CONTENTMENT SPIRITUAL SKILL SLIDE
• This isn’t a motivational slogan.
• It’s not a personality trait.
• Not denial.
• Not pretending.
• It’s a spiritual skill—one that can be learned, practiced, and lived.
• A learned, Christ-strengthened steadiness that holds in every season.
• Are you in the valley?
• Do you want to learn to thrive even in the valleys of life?
• Join me today, and you will discover how to thrive in life's valleys by embracing contentment.
• We will be with Paul in Philippians 4:10-14; we will begin with verse 10.
Philippians 4:10 NET 2nd ed.
10 I have great joy in the Lord because now at last you have again expressed your concern for me. (Now I know you were concerned before but had no opportunity to do anything.)
MAIN POINT 1 SLIDE
I. Contentment begins with a grateful heart.
• In our text, we observe Paul writing while under house arrest, chained to a Roman soldier around the clock.
• The chain was a "single short length of chain by which Paul’s right wrist was fastened to his soldier guard’s left wrist."

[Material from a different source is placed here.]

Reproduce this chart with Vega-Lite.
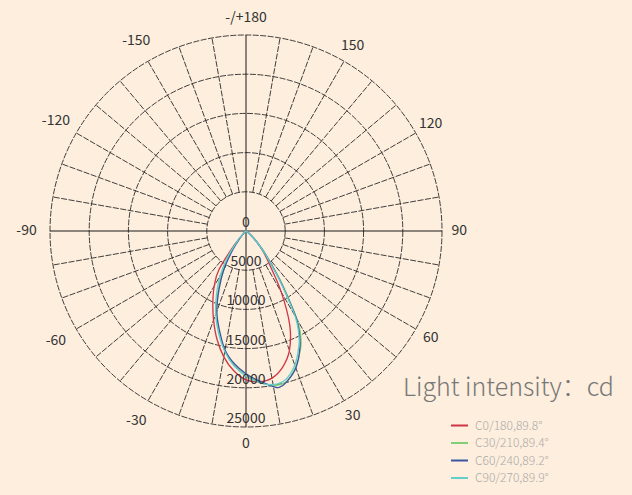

• This was a Roman custom for prisoners awaiting trial before Caesar.
• I don’t know about you, but I would have a difficult time rejoicing about much of anything if I were in that position.
• Yet here is Paul, talking about his great joy.
• How can this be?
• His is one of the deepest valleys one could find themselves in.
• Paul makes a decision to be content in all seasons of life, both the peaks and the valleys.
• Notice that Paul says he has great joy in the Lord.
• What usually brings us joy in life?
• Gifts!
• When the gifts come, our spirits and joy rise; when the valleys come, our joy and spirit descend.
THERMOMETER THERMOSTAT SLIDE
• Have you ever noticed that our souls experience changes in emotional weather?
• One week you’re sunny and 75—prayers are answered, doors are opening.
• The next week?
• Dust storm.
• You can’t feel God, the news isn’t good, and joy evaporates fast.
• Here’s my question: Are you living like a thermometer or a thermostat?
• A thermometer only reflects the climate—up when life is up, down when life is down.
• A thermostat sets a climate—it holds steady in the heat and the cold.
• [Pause; look around.]
If nothing in your life changed for the next 90 days—no raise, no fix, no miracle—how content would you be?
• Be honest: would your soul rise and fall with the temperature of your week?
• Paul’s gratitude is God-centered, not gift-centered.
• Paul’s joy was vertical before it was horizontal—he rejoiced in the Lord, not merely in the gift.